For those with very typical trigeminal neuralgia, in whom other potential causes have been excluded (dental, multiple sclerosis, herpes simplex or zoster, tumors), there are three surgical alternatives. The primary surgery that gets directly to the cause, a small artery or vein direclty compressing the trigeminal nerve as it exits the brainstem (see picture above), is called a retromastoid craniectomy and microvascular decompression of the trigeminal nerve. This is done under general anesthesia and takes about two hours. You would be in the hospital for about 3 days. It is done through a small 1" to 2" incision behind the ear, a bone opening about 1" across, and through a microscope. After the trigeminal nerve is identified, the vessel compressing the nerve is mobilized off the nerve and held away from the nerve with a small teflon pledget. This procedure was developed and pioneered by Peter J. Jannetta in Pittsburgh, with whom I trained for 7 years. The success rate is 70 to 75% at 10 years (complete pain relief on no medications). In my opinion, this is the ideal procedure with the highest long-term cure rate.

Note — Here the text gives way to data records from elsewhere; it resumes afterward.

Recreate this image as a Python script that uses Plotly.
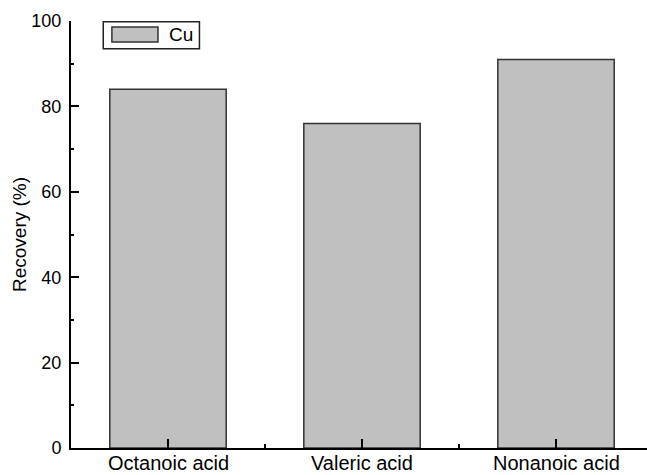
import plotly.graph_objects as go

# Recovery of Cu by extractant
categories = ["Octanoic acid", "Valeric acid", "Nonanoic acid"]
recovery_cu = [84, 76, 91]
series_name = "Cu"
y_tick_values = [0, 20, 40, 60, 80, 100]

FONT = "Liberation Sans, Arial, sans-serif"
BAR_FILL = "#c0c0c0"
BAR_EDGE = "#333333"
PLOT_H = 475 - 21 - 27

positions = list(range(len(categories)))

fig = go.Figure()
fig.add_trace(go.Bar(
    x=positions,
    y=recovery_cu,
    name=series_name,
    width=0.6,
    marker=dict(color=BAR_FILL, line=dict(color=BAR_EDGE, width=1.5)),
    showlegend=False,
))

# Category labels, anchored to the bottom edge of the figure
for pos, name in zip(positions, categories):
    fig.add_annotation(text=name, x=pos, xref="x", y=-27 / PLOT_H, yref="paper",
                       xanchor="center", yanchor="bottom", showarrow=False,
                       borderpad=0,
                       font=dict(family=FONT, size=20, color="black"))

# Framed legend drawn in paper coordinates
fig.add_shape(type="rect", xref="paper", yref="paper",
              x0=0.056, x1=0.223, y0=0.935, y1=0.998,
              line=dict(color="#222222", width=1.5), fillcolor="white")
fig.add_shape(type="rect", xref="paper", yref="paper",
              x0=0.071, x1=0.151, y0=0.951, y1=0.986,
              line=dict(color=BAR_EDGE, width=1.5), fillcolor=BAR_FILL)
fig.add_annotation(text=series_name, xref="paper", yref="paper",
                   x=0.166, y=0.968, xanchor="left", yanchor="middle",
                   showarrow=False, font=dict(family=FONT, size=19, color="black"))

fig.update_layout(
    width=647, height=475,
    margin=dict(l=71, r=0, t=21, b=27),
    plot_bgcolor="white", paper_bgcolor="white",
    font=dict(family=FONT, size=18, color="black"),
    bargap=0.4,
)

fig.update_xaxes(
    range=[-0.5, 2.469],
    tickvals=positions, showticklabels=False,
    automargin=False,
    showline=True, linecolor="black", linewidth=2,
    ticks="inside", ticklen=9, tickwidth=2, tickcolor="black",
    minor=dict(ticks="inside", ticklen=4, tickwidth=2, tickcolor="black",
               tick0=0.5, dtick=1),
    showgrid=False, zeroline=False,
)
fig.update_yaxes(
    range=[0, 100],
    tickvals=y_tick_values,
    automargin=False,
    showline=True, linecolor="black", linewidth=2,
    ticks="inside", ticklen=8, tickwidth=2, tickcolor="black",
    minor=dict(ticks="inside", ticklen=3, tickwidth=2, tickcolor="black",
               tick0=10, dtick=20),
    showgrid=False, zeroline=False,
    ticklabelstandoff=4,
    tickfont=dict(family=FONT, size=18),
    title=dict(text="Recovery (%)", font=dict(family=FONT, size=19), standoff=0),
)

fig.write_html("out.html")
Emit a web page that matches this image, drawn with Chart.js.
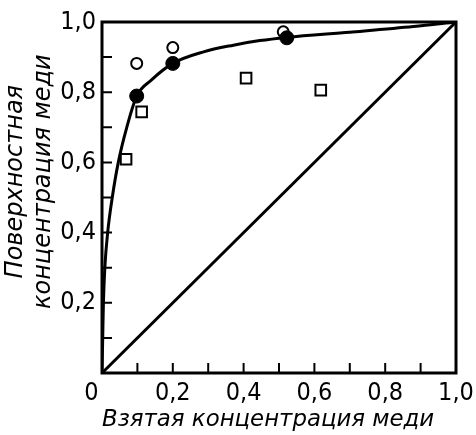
<!DOCTYPE html>
<html>
<head>
<meta charset="utf-8">
<script src="https://cdn.jsdelivr.net/npm/chart.js"></script>
<style>
    body { margin: 0; background: #fff; }
    #wrap { width: 476px; height: 435px; }
</style>
</head>
<body>
<div id="wrap"><canvas id="chart" width="476" height="435"></canvas></div>
<script>
// smooth curve, points
const curveX = [0, 0.002, 0.004, 0.008, 0.016, 0.029, 0.046, 0.07, 0.098, 0.14, 0.2, 0.287, 0.371, 0.446, 0.522, 0.7, 0.88, 1];
const curveY = [0, 0.1, 0.2, 0.3, 0.4, 0.5, 0.6, 0.7, 0.789, 0.835, 0.882, 0.915, 0.934, 0.947, 0.956, 0.971, 0.987, 1];
// straight diagonal
const diagX = [0, 1];
const diagY = [0, 1];
// filled circles
const filledX = [0.098, 0.2, 0.522];
const filledY = [0.789, 0.882, 0.955];
// open circles
const openX = [0.098, 0.2, 0.512];
const openY = [0.882, 0.927, 0.972];
// open squares
const squareX = [0.068, 0.112, 0.407, 0.618];
const squareY = [0.609, 0.744, 0.840, 0.806];
// labelled ticks (marks every 0.1)
const xLabelTicks = [0, 0.2, 0.4, 0.6, 0.8, 1.0];
const yLabelTicks = [0.2, 0.4, 0.6, 0.8, 1.0];

// spaces only nudge the centred titles off the plot centre
const xTitle = "Взятая концентрация меди   ";
const yTitle = ["\u2003 Поверхностная", "\u2003 концентрация меди"];

function pts(xs, ys) {
    return xs.map((x, i) => ({ x: x, y: ys[i] }));
}

function fmt(v, list) {
    const r = Math.round(v * 10) / 10;
    if (!list.some(t => Math.abs(t - r) < 1e-6)) return "";
    if (r === 0) return "0   ";
    return r.toFixed(1).replace(".", ",");
}

// frame round the plot and short inward ticks
const framePlugin = {
    id: "frame",
    afterDraw(chart) {
        const ctx = chart.ctx;
        const a = chart.chartArea;
        ctx.save();
        ctx.strokeStyle = "#000";
        ctx.lineWidth = 3;
        ctx.strokeRect(a.left, a.top, a.right - a.left, a.bottom - a.top);
        ctx.lineWidth = 2;
        ctx.beginPath();
        chart.scales.x.ticks.forEach(t => {
            const px = chart.scales.x.getPixelForValue(t.value);
            ctx.moveTo(px, a.bottom);
            ctx.lineTo(px, a.bottom - 10);
        });
        chart.scales.y.ticks.forEach(t => {
            const py = chart.scales.y.getPixelForValue(t.value);
            ctx.moveTo(a.left, py);
            ctx.lineTo(a.left + 10, py);
        });
        ctx.stroke();
        ctx.restore();
    }
};

const tickFont = { family: "DejaVu Sans Condensed", size: 25 };

new Chart(document.getElementById("chart"), {
    type: "scatter",
    data: {
        datasets: [
            {
                data: pts(filledX, filledY),
                pointRadius: 7,
                pointBackgroundColor: "#000",
                pointBorderColor: "#000",
                pointBorderWidth: 1
            },
            {
                data: pts(openX, openY),
                pointRadius: 5.5,
                pointBackgroundColor: "#fff",
                pointBorderColor: "#000",
                pointBorderWidth: 2
            },
            {
                data: pts(squareX, squareY),
                pointStyle: "rect",
                pointRadius: 7.5,
                pointBackgroundColor: "#fff",
                pointBorderColor: "#000",
                pointBorderWidth: 2
            },
            {
                data: pts(curveX, curveY),
                showLine: true,
                borderColor: "#000",
                borderWidth: 3,
                pointRadius: 0,
                cubicInterpolationMode: "monotone"
            },
            {
                data: pts(diagX, diagY),
                showLine: true,
                borderColor: "#000",
                borderWidth: 3,
                pointRadius: 0
            }
        ]
    },
    options: {
        responsive: false,
        animation: false,
        layout: { padding: { top: 22, right: 20, left: 0, bottom: 0 } },
        plugins: {
            legend: { display: false },
            tooltip: { enabled: false }
        },
        scales: {
            x: {
                type: "linear",
                min: 0,
                max: 1,
                afterFit: s => { s.height = 62; },
                grid: { display: false },
                border: { display: false },
                ticks: {
                    stepSize: 0.1,
                    autoSkip: false,
                    maxRotation: 0,
                    color: "#000",
                    font: tickFont,
                    padding: -3,
                    callback: v => fmt(v, xLabelTicks)
                },
                title: {
                    display: true,
                    text: xTitle,
                    color: "#000",
                    font: { family: "DejaVu Sans", size: 23.5, style: "italic", lineHeight: 1.25 },
                    padding: { top: 0, bottom: 0 }
                }
            },
            y: {
                type: "linear",
                min: 0,
                max: 1,
                afterFit: s => { s.width = 102; },
                grid: { display: false },
                border: { display: false },
                ticks: {
                    stepSize: 0.1,
                    autoSkip: false,
                    color: "#000",
                    font: tickFont,
                    padding: -2,
                    callback: v => fmt(v, yLabelTicks)
                },
                title: {
                    display: true,
                    text: yTitle,
                    color: "#000",
                    font: { family: "DejaVu Sans", size: 24, style: "italic", lineHeight: 1.17 },
                    padding: { top: 2, bottom: 0 }
                }
            }
        }
    },
    plugins: [framePlugin]
});
</script>
</body>
</html>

Other options for atypical pain, patients not healthy enough for the brain procedure, and those with other reasons for pain (multiple sclerosis, herpes-zoster, nerve injury after dental procedures) incude gamma-knife radiosurgery (very focused radiation to injure the nerve and make it less painful) and glycerol rhizotomy (a very deep injection through the cheek into the trigeminal nerve that deadens the pain fibers). These are ancillary to the mainstay described above in my opinion. They do not get at the problem (at least for "typical" trigeminal neuralgia, but treat the symptoms by deadening the nerve.